Home Business News Investments in defence stocks up 140% amid Putin election victory and Trump NATO comments

Investments in defence stocks up 140% amid Putin election victory and Trump NATO comments

by Thea Coates Finance Reporter
18th Mar 24 12:58 pm

The growing fears of a European conflict with Russia has seen one investment bank report an almost 140% increase in trading on defence company shares over the past year.

Investment platform Saxo reports the amount of customers trading in shares in firms involved in the defence industry has gone up 148% year on year.

The news comes as Vladimir Putin won a fifth term in office as President of Russia, with increasing tensions across Europe with the country.

With Donald Trump hinting he will withdraw NATO spending if he is re-elected as US President, there is a growing acceptance nations across Europe will have to increase their defence spending.

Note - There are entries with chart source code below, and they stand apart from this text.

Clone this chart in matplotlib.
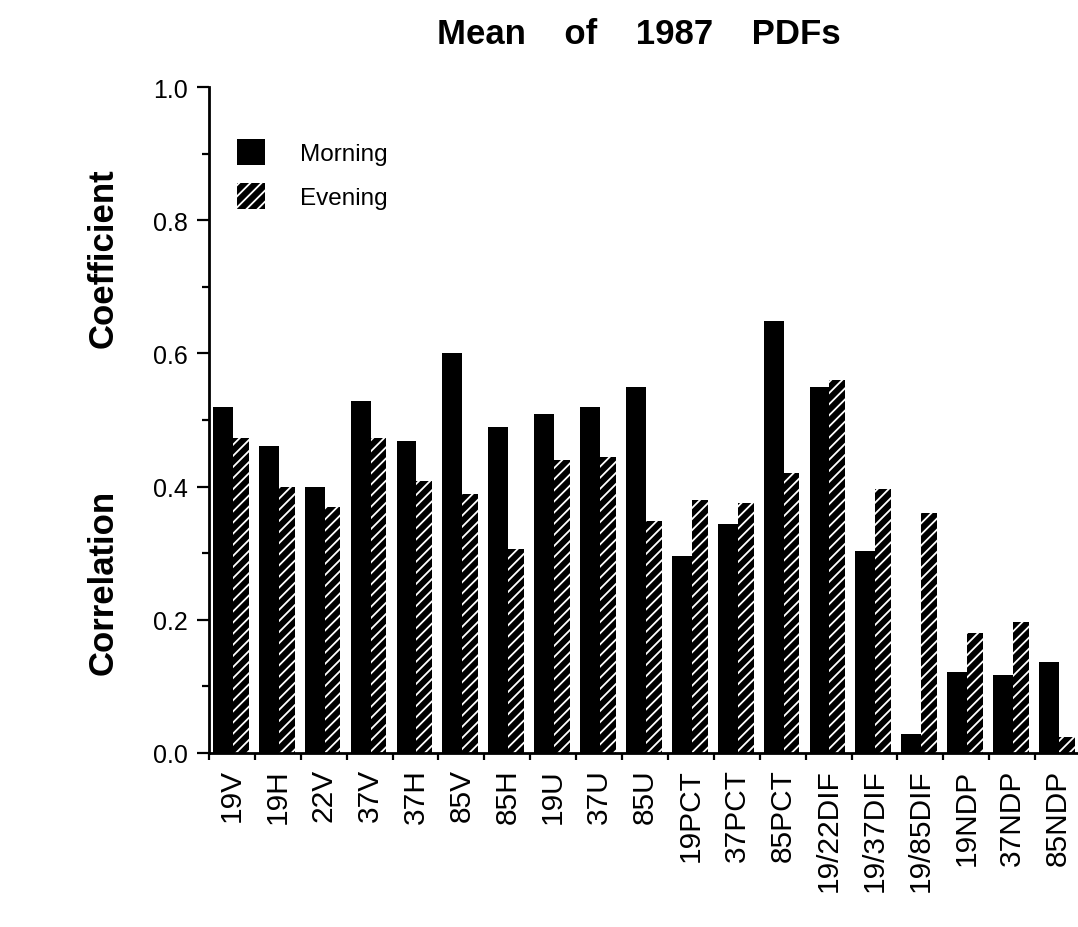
import numpy as np
import matplotlib
matplotlib.use("Agg")
import matplotlib.pyplot as plt

# channel / index names along the x axis
channels = ["19V", "19H", "22V", "37V", "37H", "85V", "85H", "19U", "37U", "85U",
            "19PCT", "37PCT", "85PCT", "19/22DIF", "19/37DIF", "19/85DIF",
            "19NDP", "37NDP", "85NDP"]

# mean correlation coefficients
morning = [0.520, 0.461, 0.400, 0.529, 0.468, 0.600, 0.489, 0.509, 0.519, 0.549,
           0.296, 0.344, 0.648, 0.549, 0.304, 0.028, 0.122, 0.117, 0.137]
evening = [0.473, 0.400, 0.369, 0.473, 0.409, 0.389, 0.306, 0.440, 0.444, 0.348,
           0.380, 0.376, 0.420, 0.560, 0.396, 0.361, 0.180, 0.197, 0.024]

yticks = [0.0, 0.2, 0.4, 0.6, 0.8, 1.0]

plt.rcParams['font.family'] = ['Liberation Sans', 'DejaVu Sans']
plt.rcParams['hatch.linewidth'] = 1.3

W, H = 1078, 928
fig = plt.figure(figsize=(W / 100, H / 100), dpi=100)
ax = fig.add_axes([209 / W, 174 / H, 872 / W, 666 / H])

x = np.arange(len(channels))
ax.bar(x + 0.086, morning, width=0.434, align='edge', color='black',
       linewidth=0, label='Morning')
ax.bar(x + 0.52, evening, width=0.345, align='edge', color='black',
       edgecolor='white', hatch='///', linewidth=0, label='Evening')

ax.set_xlim(0, len(channels))
ax.set_ylim(0, 1.0)

for side in ('top', 'right'):
    ax.spines[side].set_visible(False)
for side in ('left', 'bottom'):
    ax.spines[side].set_linewidth(2.0)

ax.set_yticks(yticks)
ax.set_yticklabels(["%.1f" % v for v in yticks], fontsize=18)
ax.set_yticks(np.arange(0.1, 1.0, 0.2), minor=True)
ax.tick_params(axis='y', which='major', length=9, width=1.6, pad=6)
ax.tick_params(axis='y', which='minor', length=5, width=1.6)

ax.set_xticks(x + 0.5)
ax.set_xticklabels(channels, rotation=90, fontsize=21.5, va='top', ha='center')
ax.set_xticks(np.arange(0, len(channels) + 1), minor=True)
ax.tick_params(axis='x', which='major', length=0, pad=11)
ax.tick_params(axis='x', which='minor', length=5, width=1.6)

ax.legend(loc='upper left', bbox_to_anchor=(28 / 872, 1 - 52 / 666),
          frameon=False, fontsize=17.5, handlelength=1.15, handleheight=1.3,
          labelspacing=0.72, handletextpad=1.45, borderpad=0, borderaxespad=0)

fig.text(639 / W, 1 - 35 / H, "Mean    of    1987    PDFs", fontsize=25,
         fontweight='bold', ha='center', va='center')

fig.text(103 / W, 1 - 258 / H, "Coefficient", fontsize=25, fontweight='bold',
         rotation=90, ha='center', va='center')
fig.text(103 / W, 1 - 582 / H, "Correlation", fontsize=25, fontweight='bold',
         rotation=90, ha='center', va='center')

fig.savefig("out.png", dpi=100)
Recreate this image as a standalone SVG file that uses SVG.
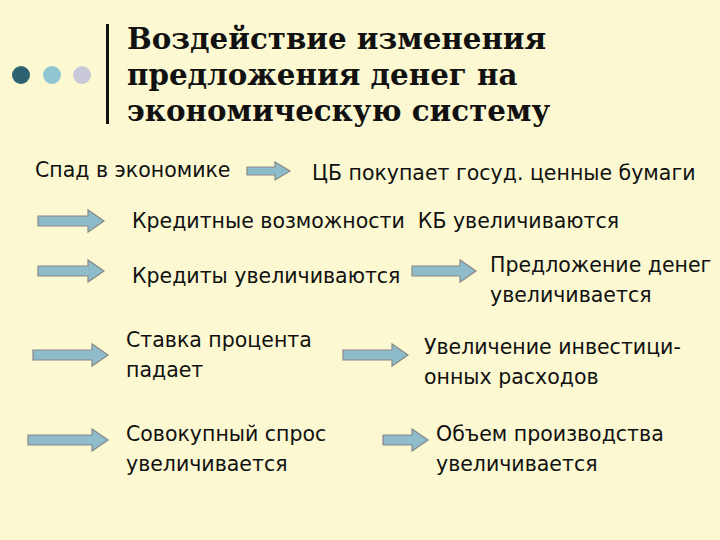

Concerns are growing at the perceived threat of Russia to European stability, with only last week the country hacking the plane of British Defence Secretary Grant Shapps – leading to an immediate increase in UK funding to buy preventative equipment to protect assets.

Only last week, Denmark Prime Minister Mette Frederiksen appealed to people and companies to start buying arms industry stock privately because the nation could not afford the spending alone.

The looming problems have led to a growth in buying stock in defence companies – with trading in Rheinmetall, the German company which manufactures grenades for tanks and artillery, second only to Microsoft for overseas shares in Denmark.

Saxo’s investment strategist Oskar Bernhardtsen said, “Two or three years ago and before the invasion of Ukraine, it was a no-no sector, together with oil and tobacco, that you didn’t want to invest in.

“Many European countries will have to invest heavily in defense equipment in order to meet the NATO goals. And it also benefits the European defense companies and their shares in particular.”

Saxo’s Head of Equity Strategy, Peter Garnry added, “Rheinmetall’s results and outlook last week confirmed that growth is surprising even the most optimistic estimates as European NATO member states are rapidly expanding military expenditures due to perceived threats from Russia.

Trump’s comments this year that he would not help a NATO country that was free-riding against the 2% spending requirement has set off alarm bells in European capitals.

“As a result, and as Saxo has previously noted, European defence stocks will continue throughout this year to be a strong trend in financial markets.”